Walaupun Indonesia dikenal sebagai daerah penghasil cokelat spesifik dengan biji kakao yang bisa didapatkan di berbagai pulau, namun sangat sulit untuk mencari produk olahan cokelat lokal di Indonesia. Fakta ini lah yang mengawali perjalanan Tissa dalam membangun bisnis Pipiltin Cocoa.

Baca Juga

Tissa mulai mencari tahu lebih dalam mengenai cokelat asal Indonesia, dan perlahan menciptakan hasil olahan cokelat dari rumahnya. Tissa pun akhirnya juga mengambil Master Chocolatier Certification di Swiss pada 2011 untuk memperdalam pengetahuannya mengenai cara memproduksi cokelat.
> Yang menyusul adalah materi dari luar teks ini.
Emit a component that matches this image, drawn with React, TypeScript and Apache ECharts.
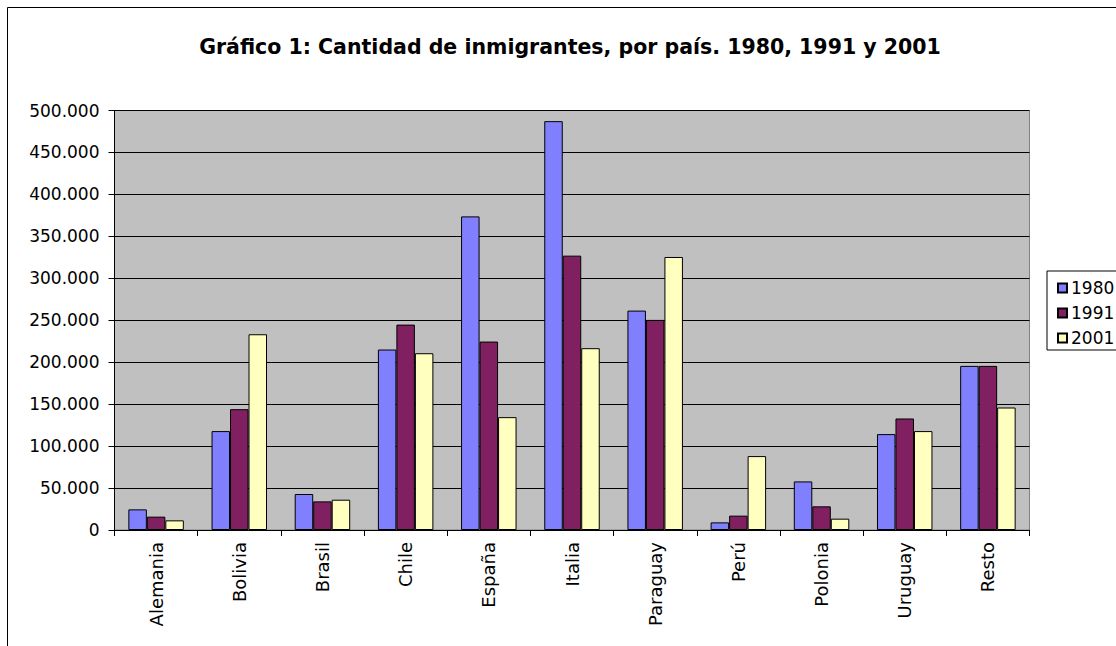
import React, { useEffect, useRef } from "react";
import * as echarts from "echarts";

const categories = ["Alemania", "Bolivia", "Brasil", "Chile", "España", "Italia", "Paraguay", "Perú", "Polonia", "Uruguay", "Resto"];
const seriesNames = ["1980", "1991", "2001"];
const v1980 = [24600, 117900, 42900, 215100, 373800, 487300, 261500, 9100, 57900, 114300, 195600];
const v1991 = [15900, 144000, 34100, 244800, 224600, 327000, 250400, 17100, 28200, 132900, 195600];
const v2001 = [11500, 233300, 36100, 210700, 134500, 216700, 325400, 88100, 13500, 117900, 146000];
const seriesColors = ["#8080FF", "#802060", "#FFFFC0"];
const titleText = "Gráfico 1: Cantidad de inmigrantes, por país. 1980, 1991 y 2001";

const FONT = "'DejaVu Sans', 'Liberation Sans', Arial, sans-serif";

function fmt(v: number): string {
  return String(v).replace(/\B(?=(\d{3})+(?!\d))/g, ".");
}

export default function App() {
  const ref = useRef<HTMLDivElement>(null);
  useEffect(() => {
    if (!ref.current) return;
    const chart = echarts.init(ref.current, undefined, { renderer: "svg" });
    const data = [v1980, v1991, v2001];
    chart.setOption({
      animation: false,
      backgroundColor: "#FFFFFF",
      textStyle: { fontFamily: FONT },
      title: {
        text: titleText,
        left: 565,
        textAlign: "center",
        top: 31,
        textStyle: { fontFamily: FONT, fontSize: 20.5, fontWeight: "bold", color: "#000" },
      },
      legend: {
        orient: "vertical",
        left: 1047,
        top: 271,
        padding: [8, 60, 3, 10],
        borderColor: "#000",
        borderWidth: 1,
        itemGap: 7,
        itemWidth: 9,
        itemHeight: 9,
        icon: "rect",
        textStyle: { fontFamily: FONT, fontSize: 17, color: "#000", lineHeight: 18, padding: [0, 0, 0, -1] },
        data: seriesNames,
      },
      graphic: [
        {
          type: "rect",
          shape: { x: 7.5, y: 7.5, width: 1300, height: 900 },
          style: { fill: "none", stroke: "#000", lineWidth: 1 },
          silent: true,
          z: -1,
        },
      ],
      grid: {
        left: 114.5,
        right: 86.5,
        top: 110.5,
        bottom: 116,
        show: true,
        backgroundColor: "#C0C0C0",
        borderColor: "#808080",
        borderWidth: 1,
      },
      xAxis: {
        type: "category",
        data: categories,
        axisLine: { lineStyle: { color: "#000", width: 1 } },
        axisTick: { show: true, length: 6, lineStyle: { color: "#000" } },
        axisLabel: {
          rotate: 90,
          margin: 12,
          fontFamily: FONT,
          fontSize: 18,
          color: "#000",
          interval: 0,
        },
      },
      yAxis: {
        type: "value",
        min: 0,
        max: 500000,
        interval: 50000,
        axisLine: { show: true, lineStyle: { color: "#000", width: 1 } },
        axisTick: { show: true, length: 6, lineStyle: { color: "#000" } },
        axisLabel: {
          margin: 15,
          fontFamily: FONT,
          fontSize: 17,
          color: "#000",
          formatter: (v: number) => fmt(v),
        },
        splitLine: { show: true, lineStyle: { color: "#000", width: 1 } },
      },
      series: seriesNames.map((name, i) => ({
        name,
        type: "bar",
        data: data[i],
        barGap: "0%",
        barCategoryGap: "33.3%",
        itemStyle: { color: seriesColors[i], borderColor: "#000", borderWidth: 1 },
      })),
    });
    return () => chart.dispose();
  }, []);
  return <div ref={ref} style={{ position: "absolute", left: 0, top: 0, width: 1116, height: 646 }} />;
}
Kini, cokelatnya sangat laku bahkan hingga ke pasar dunia. Bahkan, saat pandemi Covid-19, ia justru mengalami peningkatan pesanan.
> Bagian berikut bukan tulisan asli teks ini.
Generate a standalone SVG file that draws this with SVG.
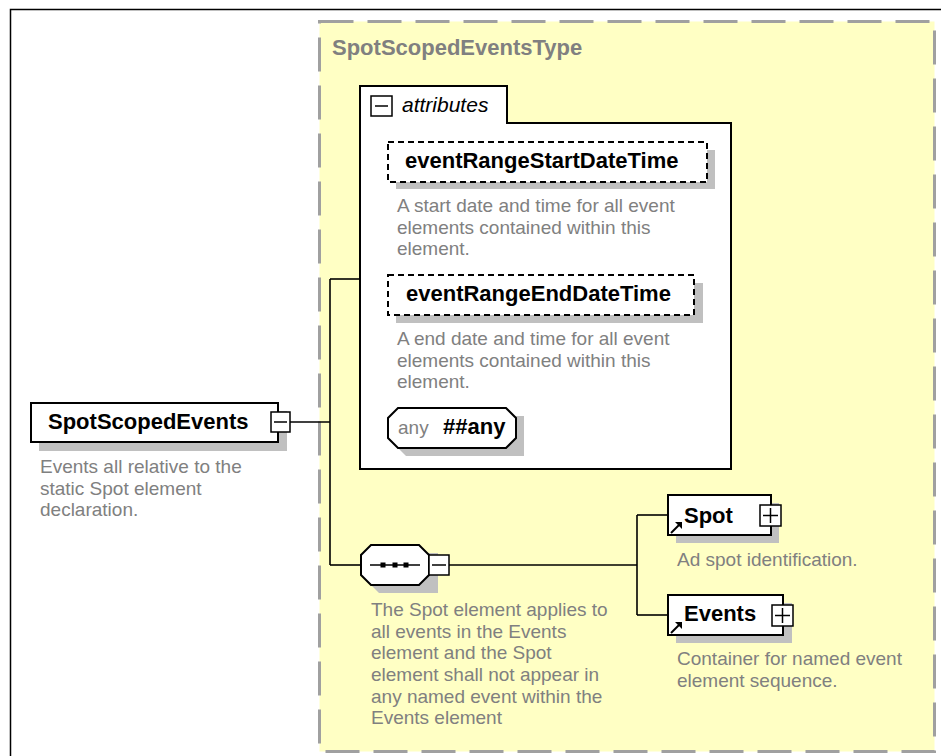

"Menjalankan bisnis Pipiltin Cocoa ini diawali dari keinginan kami agar produk cokelat Indonesia dikenal di dunia," ujar dia.
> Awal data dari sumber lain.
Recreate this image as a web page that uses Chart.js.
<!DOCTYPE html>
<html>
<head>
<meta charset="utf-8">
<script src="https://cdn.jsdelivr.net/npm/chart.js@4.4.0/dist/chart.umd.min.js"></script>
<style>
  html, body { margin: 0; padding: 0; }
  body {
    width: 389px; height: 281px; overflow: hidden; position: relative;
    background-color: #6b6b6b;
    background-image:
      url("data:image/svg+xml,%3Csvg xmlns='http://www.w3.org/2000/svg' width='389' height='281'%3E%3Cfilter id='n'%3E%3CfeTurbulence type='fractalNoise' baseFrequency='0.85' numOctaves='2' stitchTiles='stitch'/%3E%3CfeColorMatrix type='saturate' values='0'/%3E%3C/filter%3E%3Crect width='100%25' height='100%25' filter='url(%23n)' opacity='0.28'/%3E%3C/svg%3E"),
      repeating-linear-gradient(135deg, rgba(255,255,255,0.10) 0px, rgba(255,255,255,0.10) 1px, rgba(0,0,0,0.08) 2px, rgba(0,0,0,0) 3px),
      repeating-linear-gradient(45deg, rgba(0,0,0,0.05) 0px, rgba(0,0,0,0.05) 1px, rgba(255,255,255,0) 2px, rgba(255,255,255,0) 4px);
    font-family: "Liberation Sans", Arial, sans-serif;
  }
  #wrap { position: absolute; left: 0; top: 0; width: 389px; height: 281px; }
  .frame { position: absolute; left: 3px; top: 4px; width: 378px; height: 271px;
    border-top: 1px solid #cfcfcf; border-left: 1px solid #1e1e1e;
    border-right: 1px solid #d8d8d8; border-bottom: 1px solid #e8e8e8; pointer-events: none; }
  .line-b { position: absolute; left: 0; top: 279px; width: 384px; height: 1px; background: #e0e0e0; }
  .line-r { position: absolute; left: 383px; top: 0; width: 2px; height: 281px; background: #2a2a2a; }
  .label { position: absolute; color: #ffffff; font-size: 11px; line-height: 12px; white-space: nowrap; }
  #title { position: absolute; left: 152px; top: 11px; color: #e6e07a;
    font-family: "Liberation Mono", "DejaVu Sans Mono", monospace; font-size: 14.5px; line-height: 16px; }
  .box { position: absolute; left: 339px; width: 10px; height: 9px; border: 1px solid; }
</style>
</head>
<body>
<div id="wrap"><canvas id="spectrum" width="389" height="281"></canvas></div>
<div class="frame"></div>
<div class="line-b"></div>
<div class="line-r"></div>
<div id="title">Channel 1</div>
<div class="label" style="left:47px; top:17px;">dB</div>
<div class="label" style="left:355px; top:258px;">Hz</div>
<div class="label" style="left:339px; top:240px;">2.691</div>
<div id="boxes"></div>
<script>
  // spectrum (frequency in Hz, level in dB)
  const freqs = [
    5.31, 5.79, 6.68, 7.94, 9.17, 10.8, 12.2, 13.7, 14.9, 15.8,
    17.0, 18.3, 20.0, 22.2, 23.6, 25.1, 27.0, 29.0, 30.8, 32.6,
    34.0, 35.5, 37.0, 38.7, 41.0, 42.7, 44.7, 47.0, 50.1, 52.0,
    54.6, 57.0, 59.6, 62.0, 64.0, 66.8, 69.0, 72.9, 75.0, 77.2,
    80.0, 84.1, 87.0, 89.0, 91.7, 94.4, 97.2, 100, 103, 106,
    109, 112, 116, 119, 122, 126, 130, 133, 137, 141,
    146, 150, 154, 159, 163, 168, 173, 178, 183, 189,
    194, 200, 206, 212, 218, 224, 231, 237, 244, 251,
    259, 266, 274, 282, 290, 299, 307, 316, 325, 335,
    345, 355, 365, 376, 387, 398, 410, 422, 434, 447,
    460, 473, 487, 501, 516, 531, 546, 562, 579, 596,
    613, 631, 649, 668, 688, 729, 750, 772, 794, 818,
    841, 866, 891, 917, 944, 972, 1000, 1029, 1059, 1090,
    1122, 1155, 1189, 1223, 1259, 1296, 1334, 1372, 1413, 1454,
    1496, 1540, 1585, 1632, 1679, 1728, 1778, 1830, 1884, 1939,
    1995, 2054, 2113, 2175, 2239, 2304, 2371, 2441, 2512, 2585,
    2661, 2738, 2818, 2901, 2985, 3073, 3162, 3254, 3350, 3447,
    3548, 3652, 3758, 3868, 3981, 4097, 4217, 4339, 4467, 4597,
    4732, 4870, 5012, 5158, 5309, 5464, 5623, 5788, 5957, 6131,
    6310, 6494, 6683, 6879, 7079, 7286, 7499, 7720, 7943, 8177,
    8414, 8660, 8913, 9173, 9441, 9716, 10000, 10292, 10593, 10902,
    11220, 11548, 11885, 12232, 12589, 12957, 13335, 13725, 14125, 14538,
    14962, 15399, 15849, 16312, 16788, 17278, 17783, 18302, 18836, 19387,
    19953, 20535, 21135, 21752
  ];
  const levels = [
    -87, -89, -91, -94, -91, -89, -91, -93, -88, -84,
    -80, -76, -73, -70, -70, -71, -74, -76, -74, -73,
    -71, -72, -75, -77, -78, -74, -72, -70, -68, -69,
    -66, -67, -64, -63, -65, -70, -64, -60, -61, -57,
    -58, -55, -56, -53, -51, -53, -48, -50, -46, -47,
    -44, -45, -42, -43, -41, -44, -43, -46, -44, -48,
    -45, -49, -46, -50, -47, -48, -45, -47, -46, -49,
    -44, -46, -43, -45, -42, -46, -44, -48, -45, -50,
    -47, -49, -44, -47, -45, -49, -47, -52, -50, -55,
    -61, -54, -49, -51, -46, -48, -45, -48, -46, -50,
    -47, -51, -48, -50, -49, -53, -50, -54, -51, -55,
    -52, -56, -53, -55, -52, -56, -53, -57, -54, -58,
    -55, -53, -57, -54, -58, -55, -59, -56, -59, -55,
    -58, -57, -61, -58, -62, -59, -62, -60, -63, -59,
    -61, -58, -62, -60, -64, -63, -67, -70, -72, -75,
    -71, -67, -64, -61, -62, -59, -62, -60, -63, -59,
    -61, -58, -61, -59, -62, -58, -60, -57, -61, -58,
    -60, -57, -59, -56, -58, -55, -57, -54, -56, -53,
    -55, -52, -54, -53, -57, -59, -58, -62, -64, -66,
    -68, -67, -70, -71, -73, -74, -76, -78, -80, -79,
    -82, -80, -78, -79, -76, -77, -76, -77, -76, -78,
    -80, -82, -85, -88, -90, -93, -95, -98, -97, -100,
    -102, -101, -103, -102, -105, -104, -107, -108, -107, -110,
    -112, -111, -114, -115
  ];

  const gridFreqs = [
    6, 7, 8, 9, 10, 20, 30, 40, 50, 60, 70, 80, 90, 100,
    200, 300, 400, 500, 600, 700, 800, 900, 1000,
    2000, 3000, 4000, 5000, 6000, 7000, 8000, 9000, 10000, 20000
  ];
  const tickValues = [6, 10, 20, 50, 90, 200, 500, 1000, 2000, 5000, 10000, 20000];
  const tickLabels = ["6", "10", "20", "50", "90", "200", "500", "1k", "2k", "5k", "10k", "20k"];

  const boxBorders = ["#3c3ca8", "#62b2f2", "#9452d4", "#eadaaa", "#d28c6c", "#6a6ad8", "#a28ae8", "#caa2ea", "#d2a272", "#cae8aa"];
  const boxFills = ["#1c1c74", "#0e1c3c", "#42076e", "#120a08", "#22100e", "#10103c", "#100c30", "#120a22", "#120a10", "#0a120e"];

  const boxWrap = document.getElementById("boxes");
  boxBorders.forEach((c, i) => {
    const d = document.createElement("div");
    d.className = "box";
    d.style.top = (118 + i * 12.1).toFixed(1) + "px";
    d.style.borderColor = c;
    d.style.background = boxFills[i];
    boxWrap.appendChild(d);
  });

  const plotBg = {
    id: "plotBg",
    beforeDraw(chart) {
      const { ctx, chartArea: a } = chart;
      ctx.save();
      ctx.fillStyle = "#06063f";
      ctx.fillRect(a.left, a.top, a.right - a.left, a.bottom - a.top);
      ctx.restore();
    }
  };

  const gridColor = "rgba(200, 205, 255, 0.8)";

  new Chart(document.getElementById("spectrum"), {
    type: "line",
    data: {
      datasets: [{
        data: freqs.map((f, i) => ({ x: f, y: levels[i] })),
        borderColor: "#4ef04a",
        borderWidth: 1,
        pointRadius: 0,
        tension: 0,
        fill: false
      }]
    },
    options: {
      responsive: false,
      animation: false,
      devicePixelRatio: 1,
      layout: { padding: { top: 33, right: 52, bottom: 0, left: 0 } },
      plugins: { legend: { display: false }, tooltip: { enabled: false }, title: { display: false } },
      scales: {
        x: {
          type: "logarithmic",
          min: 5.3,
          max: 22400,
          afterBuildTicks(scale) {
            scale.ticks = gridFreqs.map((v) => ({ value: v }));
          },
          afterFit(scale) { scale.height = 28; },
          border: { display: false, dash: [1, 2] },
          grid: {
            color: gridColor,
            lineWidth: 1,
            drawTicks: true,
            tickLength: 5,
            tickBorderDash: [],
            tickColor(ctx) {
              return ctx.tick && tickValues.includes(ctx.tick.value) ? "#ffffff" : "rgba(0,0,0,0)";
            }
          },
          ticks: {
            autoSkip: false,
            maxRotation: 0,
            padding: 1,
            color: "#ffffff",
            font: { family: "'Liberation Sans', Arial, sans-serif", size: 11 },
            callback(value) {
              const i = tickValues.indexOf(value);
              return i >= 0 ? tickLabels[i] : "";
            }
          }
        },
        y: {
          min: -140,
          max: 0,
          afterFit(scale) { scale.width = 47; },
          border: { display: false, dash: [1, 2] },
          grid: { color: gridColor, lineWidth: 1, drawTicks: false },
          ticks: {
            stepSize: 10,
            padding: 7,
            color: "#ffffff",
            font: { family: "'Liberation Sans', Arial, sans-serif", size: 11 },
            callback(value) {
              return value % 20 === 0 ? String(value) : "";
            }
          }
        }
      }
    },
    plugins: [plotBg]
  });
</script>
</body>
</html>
Setelah Rusia, Pipiltin Cocoa juga laku di Jepang. Ini karena cokelat-cokelat di Jepang memakai biji dari Afrika dan negara lain, sedangkan cokelat Indonesia mempunyai rasa yang berbeda. Alasan inilah yang membuat Pipiltin Cocoa percaya diri untuk mengekspor cokelatnya ke Jepang.

"Cokelat Afrika ada rasa pisang, nah kalau cokelat Bali atau Flores gitu ada rasa kayu manisnya, ada sedikit rasa pala tapi bukan yang kenceng gitu ya. Lalu, dari Papua sendiri ada rasa-rasa umami, gurih. Itu bedanya sih," ucap Tissa yang juga menjalankan bisnis ini bersama sang adik, Irvan Helmi.

Tissa melihat potensi besar dari petani lokal yang dapat menghasilkan keanekaragaman cokelat asal Indonesia dengan kualitas yang sangat baik butuh didukung dan diapresiasi. Bisnis ini menjadi wadah dan caranya untuk memberdayakan dan meningkatkan kesejahteraan komunitas petani biji kakao. Hingga saat ini, bahan baku yang digunakan Pipiltin Cocoa berasal dari lebih dari 2.000 mitra petani lokal.

"Kami pun terus melakukan inovasi produk cokelat beserta layanannya melalui riset pasar yang intensif, agar Pipiltin terus berkembang dan mengikuti kemajuan zaman,” ucap Tissa.

Selama menjalankan Pipiltin Cocoa, Tissa dan Irvan bersama karyawannya mewujudkan misi untuk meningkatkan kesejahteraan petani Indonesia lewat beberapa langkah. Salah satunya ialah dengan membeli langsung dengan harga yang layak dan premium, yakni 40-50 persen di atas harga pasar.

Langkah ini bertujuan untuk mendapatkan biji cokelat yang betul-betul berkualitas. Pipiltin membeli biji cokelat langsung kepada petani. Tahap panen, pemilahan, fermentasi, pencucian, dan pengeringan semua dilakukan oleh petani, lalu masuk ke tahap produksi oleh Pipiltin.

Selama ini, biji kakao Indonesia banyak dijual untuk produsen cokelat di Eropa, yang biasanya mengimpor cokelat asli Bali, Jember, dan daerah lainnya di Indonesia. Merek-merek cokelat Eropa ini bahkan menjadikan cokelat Indonesia sebagai produk premium mereka.

Melihat kesempatan tersebut, Tissa dan Irvan pun bertekad untuk memperkenalkan cokelat asli Indonesia, untuk orang Indonesia sendiri. Sesuai dengan tema "Diversity" dan tagline "Beda-beda itu enak" yang dikampanyekan Pipiltin Cocoa, keberagaman bisa dirayakan dengan berbagai macam cara.

Saat ini, Pipiltin Cocoa menghadirkan cokelat dari beberapa provinsi sesuai kadar cokelatnya. Ada Ransiki Papua Barat 100 persen, Aceh 84 persen, Kampung Merasa Kalimantan Timur 74 persen, Aceh 73 persen, Ransiki Papua Barat 72 persen, Bali 70 persen, East Java 65 persen, Flores 65 persen, dan Bali 60 persen.